Hay otros textos empeñados en rescatar el ritmo oneroso de ciertos narradores del siglo diecinueve. Por ejemplo, en los cuentos “La dársena” (149-158), de Javier García, y “Darjeeling” (159-168), de Ignacio Padilla, no hay ni un solo diálogo que interrumpa la marcha marcial de los párrafos densos y muchos de ellos extensísimos. Cantidades de cuentos no pueden escapar del embrujo borgiano, como lo dice uno de los textos de la antología: “Hasta aquí todo parece, o quiere parecer, un cuento de Borges” (216; Alberto Garrandés, “El hombre de Uqbar”).

El lenguaje vuelve a ser un problema, como en los volúmenes anteriores. Abunda el lenguaje rígido y anticuado, palpable en estas oraciones: “Luego de pesquisas inquisitoriales, el azar dio indefectiblemente con la respuesta” (226; Ronaldo Menéndez, “Menú insular”); “Nimbada por los apagados reflejos de cacerolas muy bruñidas, atónita, sin querer creer en mi aparición […] me miraba una mujer” (55; José Manuel Prieto, “My Brave Face”); “afianzaba su suave y níveo pie que fosforecía alrededor del esmalte violáceo metálico” (291; Elidio la Torre Lagares, “Cenotafio”). En el siguiente ejemplo, además de la pesadez producida por el desfile de adjetivos y palabras fuera de lugar, hay una molesta rima interna que he resaltado en cursiva: “poseía una fortaleza que disimulaba su bonhomía, una forma de servilismo inveterado en el que quizá se había cultivado un resentimiento callado” (155; Javier García Galiano, “La dársena”).

Lamentablemente, no encontré un cuento excelente en este volumen. Pero hay textos que llaman la atención, por diferentes razones. “Manual de autoayuda para chinos” (113-123), de Rosa Beltrán, viaja con soltura usando un narrador en segunda persona (que recuerda la voz de Lorrie Moore en Self-Help). Ana Clavel enlaza una serie de episodios aislados en “Cinco hombres y un desnudo” (125-130).
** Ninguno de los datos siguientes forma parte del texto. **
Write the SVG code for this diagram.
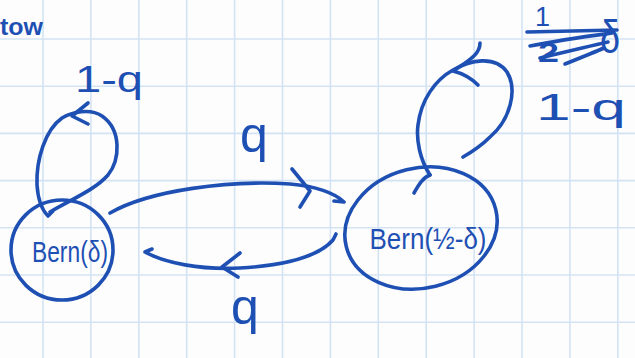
<svg xmlns="http://www.w3.org/2000/svg" width="635" height="358" viewBox="0 0 635 358">
  <style>
    .grid { stroke: #d3e3f4; stroke-width: 1.6; fill: none; }
    .ink { stroke: #1e50b4; stroke-width: 3.6; fill: none; stroke-linecap: round; stroke-linejoin: round; }
    .node { stroke: #1e50b4; stroke-width: 3.6; fill: none; }
    .lbl { fill: #1e50b4; font-family: "Liberation Sans", "DejaVu Sans", sans-serif; }
  </style>
  <rect x="0" y="0" width="635" height="358" fill="#fdfdfd"/>
  <g id="grid">
    <path class="grid" d="M43 0V358 M90.9 0V358 M138.8 0V358 M186.7 0V358 M234.6 0V358 M282.5 0V358 M330.4 0V358 M378.3 0V358 M426.2 0V358 M474.1 0V358 M522 0V358 M569.9 0V358 M617.8 0V358 M0 39H635 M0 86.2H635 M0 133.4H635 M0 180.6H635 M0 227.8H635 M0 275H635 M0 322.2H635"/>
  </g>
  <g id="note-tow">
    <text class="lbl" x="0" y="35" font-size="23" font-weight="bold" textLength="43" lengthAdjust="spacingAndGlyphs">tow</text>
  </g>
  <g id="note-crossed">
    <text class="lbl" x="535" y="26" font-size="27">1</text>
    <text class="lbl" x="538" y="62" font-size="28" font-weight="bold" textLength="21" lengthAdjust="spacingAndGlyphs">2</text>
    <text class="lbl" x="600" y="53" font-size="46" textLength="20" lengthAdjust="spacingAndGlyphs">δ</text>
    <path class="ink" d="M527 32 L617 30"/>
    <path class="ink" d="M530 46 C560 40 590 36 612 33 M540 58 C565 52 590 46 608 42 M565 64 C580 58 595 52 604 48"/>
  </g>
  <g id="node-bern-delta">
    <ellipse class="node" cx="62" cy="250" rx="51" ry="50"/>
    <text class="lbl" x="70" y="262" font-size="30" text-anchor="middle" textLength="76" lengthAdjust="spacingAndGlyphs">Bern(δ)</text>
  </g>
  <g id="node-bern-half-delta">
    <ellipse class="node" cx="421" cy="228" rx="77" ry="60" transform="rotate(-14 421 228)"/>
    <text class="lbl" x="428" y="249" font-size="30" text-anchor="middle" textLength="117" lengthAdjust="spacingAndGlyphs">Bern(½-δ)</text>
  </g>
  <g id="connectors">
    <!-- self-loop on Bern(δ) -->
    <path class="ink" d="M50 212 C70 200 95 190 108 175 C120 160 122 130 102 116 C90 108 72 112 62 118 C45 130 36 160 37 185 C38 200 42 210 48 216 L53 211"/>
    <path class="ink" d="M88 103 L72 116 L88 124"/>
    <!-- self-loop on Bern(1/2-δ) -->
    <path class="ink" d="M430 175 C420 160 416 140 418 125 C421 100 435 80 453 70 C470 60 495 55 507 72 C518 90 510 120 490 137 C480 147 470 153 463 157"/>
    <path class="ink" d="M480 43 C480 52 474 58 453 71 C465 74 472 79 478 85"/>
    <path class="ink" d="M430 175 C422 178 418 186 414 193"/>
    <!-- Bern(δ) -> Bern(1/2-δ) -->
    <path class="ink" d="M110 213 C150 190 230 180 290 184 C315 186 335 193 344 202 L334 201"/>
    <path class="ink" d="M292 169 L310 191 L300 207"/>
    <!-- Bern(1/2-δ) -> Bern(δ) -->
    <path class="ink" d="M336 234 L333 240 C320 255 290 265 240 268 C200 270 165 263 145 252 L152 249"/>
    <path class="ink" d="M240 253 L222 267 L238 277"/>
  </g>
  <g id="labels">
    <text class="lbl" x="75" y="92" font-size="36" textLength="68" lengthAdjust="spacingAndGlyphs">1-q</text>
    <text class="lbl" x="536" y="120" font-size="36" textLength="90" lengthAdjust="spacingAndGlyphs">1-q</text>
    <text class="lbl" x="254" y="152" font-size="50" text-anchor="middle">q</text>
    <text class="lbl" x="245" y="324" font-size="50" text-anchor="middle">q</text>
  </g>
</svg>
El lenguaje es intrigante, con un lirismo efectivo y unos pasajes bruscos, que te obligan a leer dos veces: “Este hombre despierta mi hombre” (127), por ejemplo, o: “Su rostro emergió excitación entre mis piernas” (128).

“Meteoros 1: aire” (131-139), de Álvaro Enrigue, fue escrito con excesiva prudencia, pero maneja el suspenso de manera eficaz. “La vida real” (169-180), de Eduardo Antonio Parra, refresca el lenguaje con unas descripciones bien pensadas, y me hubiera capturado más si no se hubiera estancado en tantos flashbacks. En “El último verano de Pascal” (181-189), Cristina Rivera-Garza produjo un pequeño bildungsroman ubicado en la Nueva Era, y con unas pocas revisiones más habría logrado un cuento sólido. “Prisionero en el círculo del horizonte” (195-204), de Jorge Luis Arzola, presenta un carrusel de sospechas y desprecios que resulta divertido y, al final, inquietante.
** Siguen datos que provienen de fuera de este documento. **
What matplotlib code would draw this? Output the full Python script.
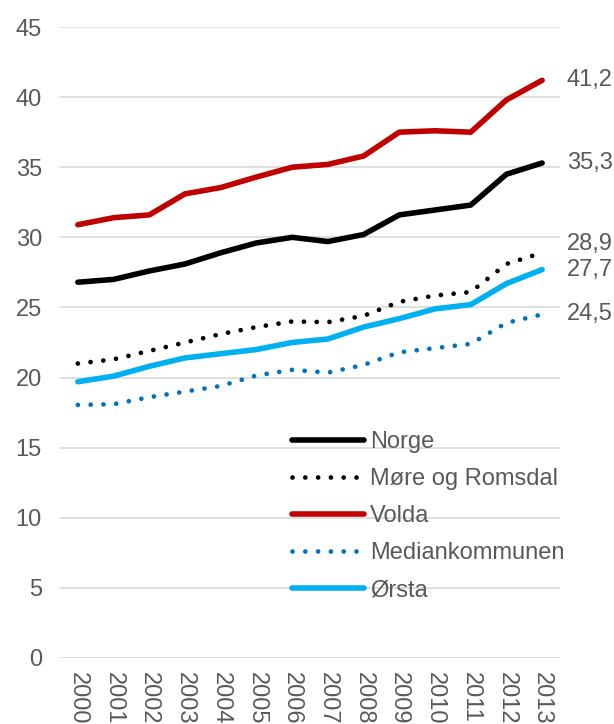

“Promesas” (205-213), de Jesús David Curbelo, es un entretenido testimonio de las ansiedades por las que pasa un aspirante a escritor. Aunque el texto es ágil, el lenguaje es pesado tanto por la selección de palabras (“José Ignacio se aprestaba a ripostar” [206], la lechera “elucubra” [210], la tarea es “ciclópea” [211]) como por las construcciones verbales (“resultábale” [205], “contentáronse” [209]). Otro cuento sobre escritores es “El viejo, el asesino y yo” (243-261), de Ena Lucía Portela; aunque reflexiona en exceso, y a veces se engolosina con el lenguaje pesado, algunas de las observaciones son buenas (“¿Podría escribir un libro enteramente de ficción? ¿Acaso puede existir semejante libro?” [255]).
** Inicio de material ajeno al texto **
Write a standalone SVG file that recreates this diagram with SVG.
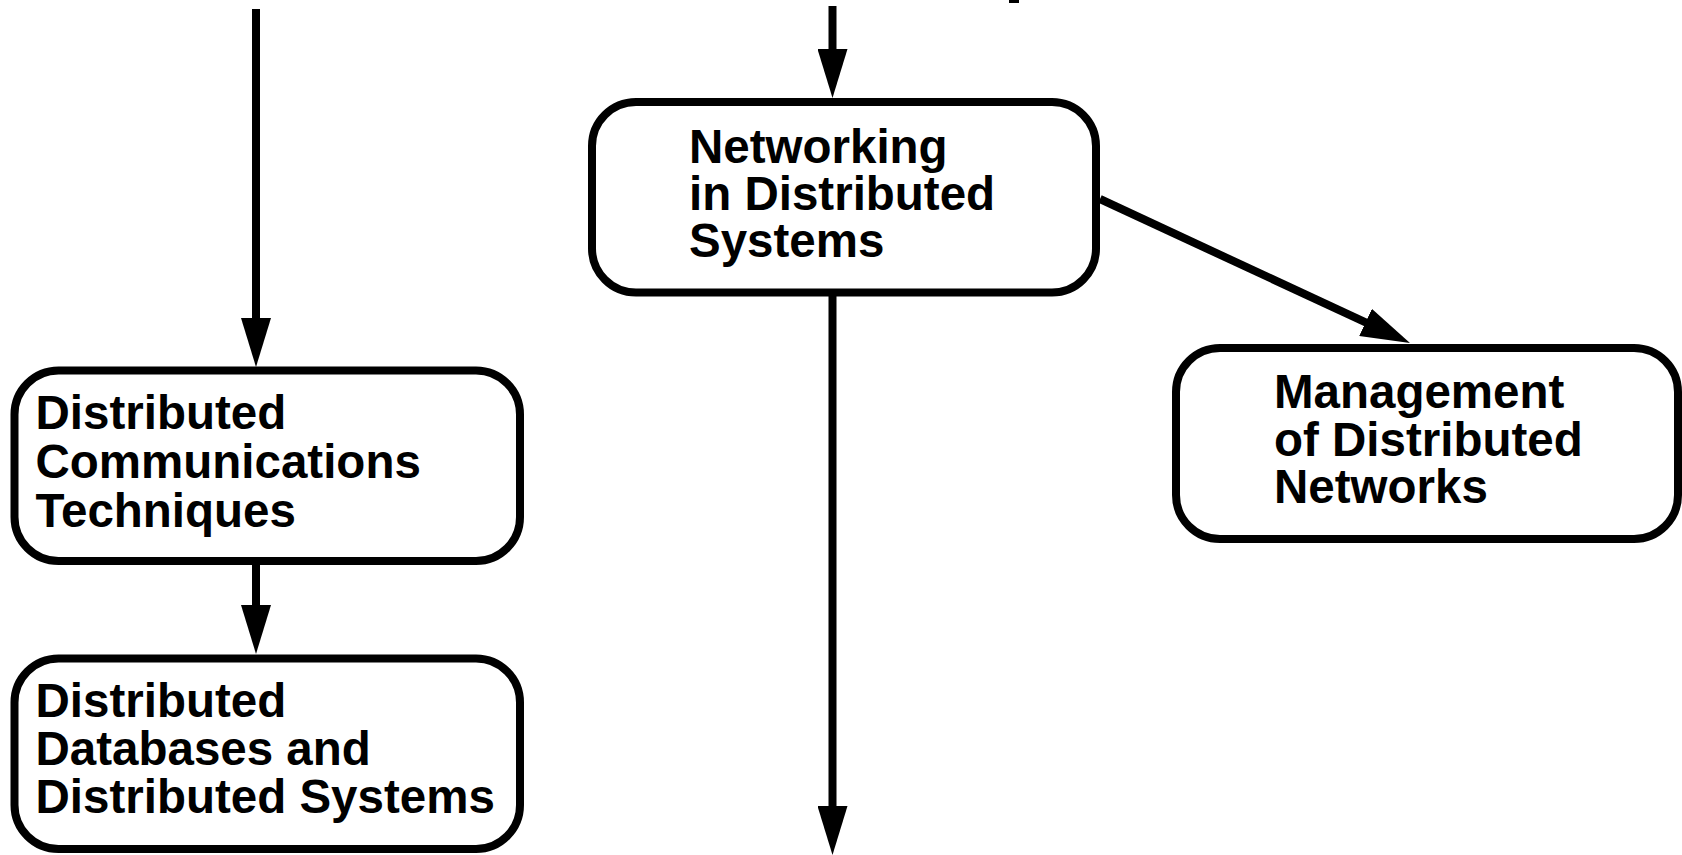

Así, terminan mis reseñas sobre Pequeñas resistencias; las próximas dos notas son sobre antologías distintas. Sin embargo, es alentador saber que la serie se resiste a dejarse extinguir. Ya se anunció, a través de Andrés Neuman, que se prepara un quinto volumen con los cuentos publicados por escritores españoles en la primera década del siglo. Espero que con ese volumen nos podamos sentar a disfrutar los nuevos brotes del cuento. Todo dependerá, claro está, de los autores.